«Día de playa. El sol quema sin piedad. La arena está cubierta por una alfombra de pieles tostadas. Vuelta y vuelta como hamburguesas quemadas. Dos adolescentes pasan corriendo por tu lado. Te dejan como una barra de pan de sésamo. Oyes a los niños llamándote desde la orilla.
—Jugad, jugad, que enseguida vengo —contestas, aunque sabes que el “enseguida” no llegará nunca. Estás concentrada en la conversación de las dos amigas íntimas cerca de ti. Y en la bronca de la mujer al marido un poco más allá. Tus hijos vuelven. Se sientan a tu lado y construyen una cueva con las toallas. Quieren enseñarte una cosa mágica: una caracola que no habías visto nunca en estas playas; ni por el tamaño, ni por los colores.

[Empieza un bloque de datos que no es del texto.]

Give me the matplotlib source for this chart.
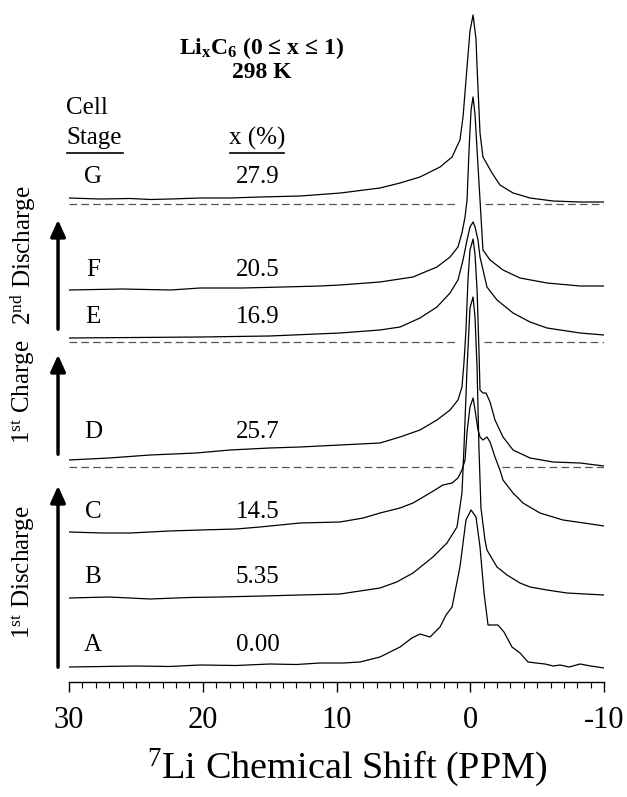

—Toma mamá, escucha —te dice la pequeña poniéndotela en la oreja —nos la ha traído un delfín.
Tu nunca sabrás si es cierto, y lloras».
El ruido interno es como un día de playa. Como uno de los peores. Pensamientos que se dan simultáneamente, pisándose unos a otros. Si los observamos nos daremos cuenta que ninguno tiene fin porqué generan otros pensamientos, creando así una espiral infinita. Y mientras tanto la vida de nuestros hijos va pasando. Y la nuestra. Para escucharlos a ellos, es imprescindible hacer silencio y escucharnos primero a nosotros. Sé que yo también estoy llena de ruidos. Me refiero a aquellos que no me aportan nada y me quitan tiempo de los que sí lo hacen. Pero cuando soy consciente de ellos, se debilitan y disminuyen (existen unas apps fantásticas que incorporan diferentes sonidos, a gusto del consumidor, que a través de un temporizador te ayudan a volver al ahora cuando te has perdido).
La neurociencia ha demostrado que el cerebro no puede hacer varias actividades simultáneamente. Somos una sociedad que nos definimos por la acción, lo cual se refleja en nuestra manera de educar. Siempre estamos buscando actividades para nuestros hijos. No me refiero sólo a las extraescolares, sino también a las familiares. Las experiencias aportan riqueza a sus vidas, tenéis razón, pero si no les enseñamos a parar de vez en cuando, de adultos necesitarán llenar más y más su tiempo. Saber estar (a gusto) con uno mismo es uno de los valores más importantes que les podemos transmitir. Una mente saturada es un día a día saturado.
Cuando aparece el silencio, la actividad frena, nuestros sentidos se expanden y aparece la contemplación, la admiración. Aquello que de forma innata hacen los niños cuando son pequeños y van olvidando. Mirad un bebé y disfrutad de como se maravillan de los sonidos que hace a través de su cuerpo (el primer día que fuimos capaces de conseguir hacer palmas, tendrían que darnos un diploma para colgar en el despacho). Únicamente tenemos que aprender de las niñas y los niños cuando juegan: hacen única y exclusivamente eso. Nada más. Su cabeza no está pensando en las fichas que no han pintado, el zapato que llevan desatado o qué cenaran esta noche. Este don es el que deberíamos conservar. Sólo desde el silencio podemos reconocer al otro.
Enseñarles a parar les permitirá reflexionar antes de actuar:
- Practicar el silencio. Podemos observar las nubes, motivarlos a prestar atención a los cambios estacionales en la naturaleza, escuchar con ellos todos los sonidos que podamos distinguir en un minuto, sentarnos en el sofá abrazados sin decir nada o sencillamente mirar por la ventana viendo pasar la vida.
- Escoger un momento del día para cerrar móviles y pantallas. Somos su referente, ahora y siempre (sí chicos, lo siento), por tanto este mensaje va por nosotros.
- Hagamos un examen sobre el ruido de nuestro hogar. El ejercicio lo podemos hacer toda la familia. Un minuto es suficiente para estar alerta a todo lo que llega a nuestros oídos. Pasando el tiempo, los anotamos y compartimos. ¿Podemos eliminar alguno?. Los niños se están acostumbrando a leer con música o hacer deberes con la televisión encendida. Todo ello sólo favorece la dispersión, dificultándoles la atención y en consecuencia la comprensión.
- Establecer una rutina de silencio para crear el hábito. Puede ser al irse a dormir, antes de empezar a comer o cuando quieren explicarnos alguna cosa que les ha hecho enfadar y puedan conectarse a ello desde otro estado. Podemos hacerlo a través de tres respiraciones profundas con los ojos cerrados o medio minuto concentrándonos en los sonidos de nuestro cuerpo. El tiempo ha de ser muy breve para garantizar que sea efectivo. El objetivo es callar la mente durante unos segundos, vaciarla de ruidos para llenarla de sonidos.
Dejemos de tener miedo al silencio y compartámoslo. Nada nos llenará más que ese vacío.